Types of Backup: Full, Incremental, and Differential
Data protection strategies are built around backups, and the method chosen can significantly affect recovery speed, storage costs, and operational efficiency. The three fundamental types of backups are Full, Incremental, and Differential. Understanding their differences helps in designing an effective backup policy, whether for on-premises systems or cloud-based workloads.
Full Backup
A full backup is a complete copy of all selected data at a specific point in time.
- Advantages:
- Simplest to manage and restore.
- Provides a single, comprehensive data set.
- Disadvantages:
- Time-consuming to create.
- Requires the most storage space.
Use Cases:
- Baseline backup before starting incremental or differential backups.
- Small datasets where storage and time overhead are not significant.
- Compliance-driven workloads requiring frequent complete copies.
Incremental Backup
An incremental backup saves only the data that has changed since the last backup (full or incremental).
- Advantages:
- Fast to create.
- Efficient use of storage.
- Disadvantages:
- Slower restores, as you need the last full backup plus all subsequent incremental backups.
- Dependency chain increases risk; if one backup in the chain is missing or corrupted, recovery may fail.
Use Cases:
- Large datasets with frequent changes.
- Environments where reducing backup windows and storage costs is a priority.
- Cloud storage strategies where bandwidth is limited.
Differential Backup
A differential backup saves all data that has changed since the last full backup.
- Advantages:
- Faster restores than incremental backups (only the last full backup and the most recent differential are needed).
- Provides a balance between speed and storage.
- Disadvantages:
- Backup size grows over time until the next full backup is taken.
- Requires more storage than incrementals but less than multiple full backups.
Use Cases:
- Mid-sized environments where restore speed is important.
- Applications requiring frequent recovery point updates without the storage cost of full backups.
Comparison Table
| Feature | Full Backup | Incremental Backup | Differential Backup |
|---|---|---|---|
| Backup Time | Long | Short | Moderate |
| Restore Time | Short | Long (depends on chain length) | Moderate |
| Storage Requirement | High | Low | Medium (grows over time) |
| Risk of Failure | Low (single file set) | Higher (chain dependency) | Lower than incremental |
Practical Strategy
In real-world scenarios, organizations rarely rely on just one method. A hybrid strategy is common:
- Take full backups weekly to establish a baseline.

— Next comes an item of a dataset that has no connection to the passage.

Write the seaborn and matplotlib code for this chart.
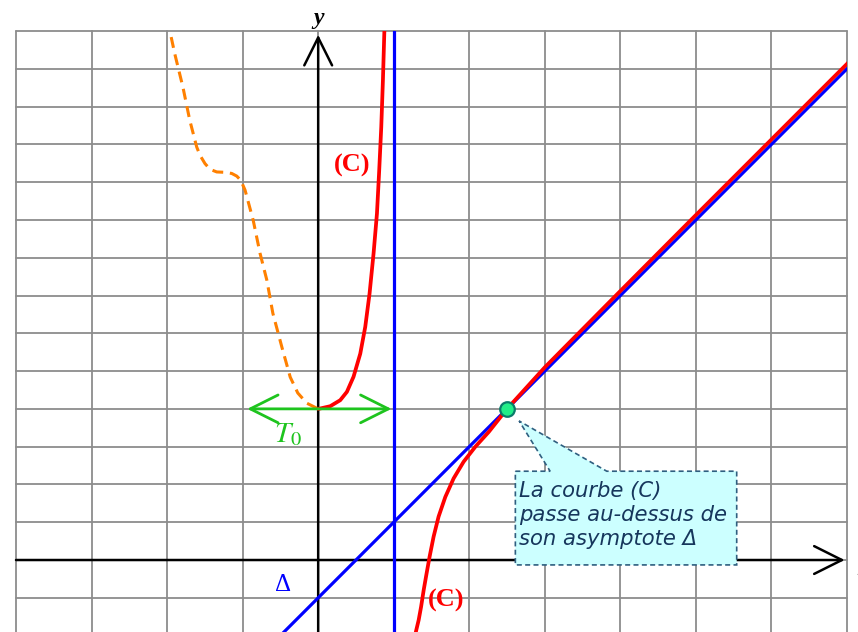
import matplotlib
matplotlib.use("Agg")
import matplotlib.pyplot as plt
import seaborn as sns
from matplotlib.patches import Polygon

# Curve (C), branch on [0, 1)
c_left_x = [0.0, 0.027, 0.159, 0.292, 0.380, 0.468, 0.557, 0.623, 0.680, 0.733,
            0.778, 0.808, 0.835, 0.857, 0.875, 0.884]
c_left_y = [4.0, 4.01, 4.07, 4.23, 4.45, 4.85, 5.46, 6.17, 7.05, 8.11,
            9.17, 10.32, 11.46, 12.70, 13.93, 14.4]

# Curve (C), branch on (1, +inf)
c_right_x = [1.26, 1.299, 1.330, 1.362, 1.397, 1.431, 1.475, 1.528, 1.594, 1.683,
             1.793, 1.925, 2.081, 2.258, 2.5, 2.75, 3.0, 3.5, 4.0, 5.0, 6.0, 7.0, 7.2]
c_right_y = [-2.2, -1.85, -1.59, -1.24, -0.79, -0.40, 0.09, 0.62, 1.15, 1.67,
             2.16, 2.60, 3.00, 3.39, 4.0, 4.55, 5.10, 6.11, 7.12, 9.13, 11.13, 13.13, 13.53]

# Sketch of a left extension (dashed)
ext_x = [-1.99, -1.96, -1.90, -1.79, -1.70, -1.608, -1.564, -1.498, -1.431, -1.343,
         -1.233, -1.144, -1.078, -1.025, -0.968, -0.86, -0.77, -0.68, -0.60, -0.48,
         -0.37, -0.27, -0.15, 0.0]
ext_y = [14.3, 13.97, 13.41, 12.51, 11.64, 10.93, 10.71, 10.49, 10.34, 10.27,
         10.26, 10.23, 10.16, 10.05, 9.79, 8.99, 8.12, 7.41, 6.53, 5.63,
         4.84, 4.42, 4.15, 4.0]

# Oblique asymptote Delta and vertical asymptote x = 1
delta_x = [-0.5, 7.2]
delta_y = [-2.0, 13.4]
vert_x = [1.0, 1.0]
vert_y = [-2.5, 14.5]

# Horizontal tangent T0 at (0, 4)
t0_x = [-0.94, 0.97]
t0_y = 4.0

# Point where (C) meets Delta
meet_x = [2.5]
meet_y = [4.0]

note_text = "La courbe (C)\npasse au-dessus de\nson asymptote Δ"

sns.set_theme(style="whitegrid")
plt.rcParams["font.family"] = ["DejaVu Sans"]
plt.rcParams["mathtext.fontset"] = "stix"

fig = plt.figure(figsize=(8.58, 6.32), dpi=100)
ax = fig.add_axes([16 / 858, 0, 831 / 858, 601 / 632])
ax.set_facecolor("white")
ax.set_xlim(-4, 7)
ax.set_ylim(-1.905, 14)
ax.set_xticks(range(-4, 8))
ax.set_yticks(range(-1, 15))
ax.tick_params(length=0, labelbottom=False, labelleft=False)
ax.grid(True, color="#8c8c8c", lw=1.3)
for gl in ax.get_xgridlines() + ax.get_ygridlines():
    gl.set_clip_on(False)
for sp in ax.spines.values():
    sp.set_visible(False)

# Coordinate axes with open arrowheads
arrow = dict(arrowstyle="->,head_length=1.0,head_width=0.5", lw=1.8, color="black",
             mutation_scale=20, shrinkA=0, shrinkB=0)
ax.annotate("", xy=(6.97, 0), xytext=(-4.0, 0), arrowprops=arrow, zorder=3,
            annotation_clip=False)
ax.annotate("", xy=(0, 13.9), xytext=(0, -1.905), arrowprops=arrow, zorder=3,
            annotation_clip=False)
ax.text(0, 14.34, "y", ha="center", va="center", fontsize=17, fontweight="bold",
        fontstyle="italic", family="Liberation Serif", color="black", clip_on=False)
ax.text(7.14, -0.25, "x", ha="left", va="center", fontsize=17, fontweight="bold",
        fontstyle="italic", family="Liberation Serif", color="black", clip_on=False)

# Asymptotes
sns.lineplot(x=vert_x, y=vert_y, color="#0000ff", lw=2.3, ax=ax, zorder=4,
             sort=False, estimator=None)
sns.lineplot(x=delta_x, y=delta_y, color="#0000ff", lw=2.3, ax=ax, zorder=4,
             sort=False, estimator=None)

# Curve (C)
sns.lineplot(x=c_left_x, y=c_left_y, color="#ff0000", lw=2.7, ax=ax, zorder=5,
             sort=False, estimator=None)
sns.lineplot(x=c_right_x, y=c_right_y, color="#ff0000", lw=2.7, ax=ax, zorder=5,
             sort=False, estimator=None)

# Dashed extension
sns.lineplot(x=ext_x, y=ext_y, color="#ff8000", lw=2.2, ax=ax, zorder=4,
             sort=False, estimator=None, dashes=False, linestyle=(0, (3.6, 2.2)))

# Tangent T0 (double arrow)
t0_arrow = dict(arrowstyle="<->,head_length=1.0,head_width=0.5", lw=2.0,
                color="#1ec41e", mutation_scale=20, shrinkA=0, shrinkB=0)
ax.annotate("", xy=(t0_x[1], t0_y), xytext=(t0_x[0], t0_y), arrowprops=t0_arrow,
            zorder=6)
ax.text(-0.40, 3.33, r"$T_0$", ha="center", va="center", fontsize=21,
        color="#1ec41e", zorder=6)

# Labels
ax.text(0.45, 10.45, "(C)", ha="center", va="center", fontsize=19, fontweight="bold",
        family="Liberation Serif", color="#ff0000", zorder=6)
ax.text(1.70, -1.08, "(C)", ha="center", va="center", fontsize=19, fontweight="bold",
        family="Liberation Serif", color="#ff0000", zorder=6)
ax.text(-0.46, -0.66, "Δ", ha="center", va="center", fontsize=18,
        family="Liberation Serif", color="#0000ff", zorder=6)

# Callout
callout = [(2.61, 2.35), (3.07, 2.35), (2.66, 3.68), (3.82, 2.35), (5.54, 2.35),
           (5.54, -0.13), (2.61, -0.13)]
ax.add_patch(Polygon(callout, closed=True, facecolor="#ccffff", edgecolor="#2f5f80",
                     lw=1.2, linestyle=(0, (3, 2)), zorder=7))
ax.text(2.66, 2.10, note_text, ha="left", va="top", fontsize=15.2, fontstyle="italic",
        color="#16365c", linespacing=1.27, zorder=8)

sns.scatterplot(x=meet_x, y=meet_y, s=110, color="#22ee88", edgecolor="#0b7a6a",
                linewidth=1.6, ax=ax, zorder=9)

ax.set_xlabel("")
ax.set_ylabel("")
fig.savefig("out.png", dpi=100)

- Use incremental backups daily to capture changes efficiently.
- Occasionally use differential backups when balancing restore speed and storage efficiency is critical.
In cloud platforms such as AWS Backup, Azure Backup, and Google Cloud Backup and DR, these strategies are often automated, with policies allowing organizations to choose retention schedules, lifecycle management, and storage tiers.
Conclusion
Choosing between full, incremental, and differential backups depends on your recovery objectives, storage capacity, and operational constraints. A well-designed backup strategy typically combines all three methods to optimize cost, recovery speed, and data protection.
By understanding these backup types, you can align your backup policy with business requirements, regulatory needs, and cloud capabilities.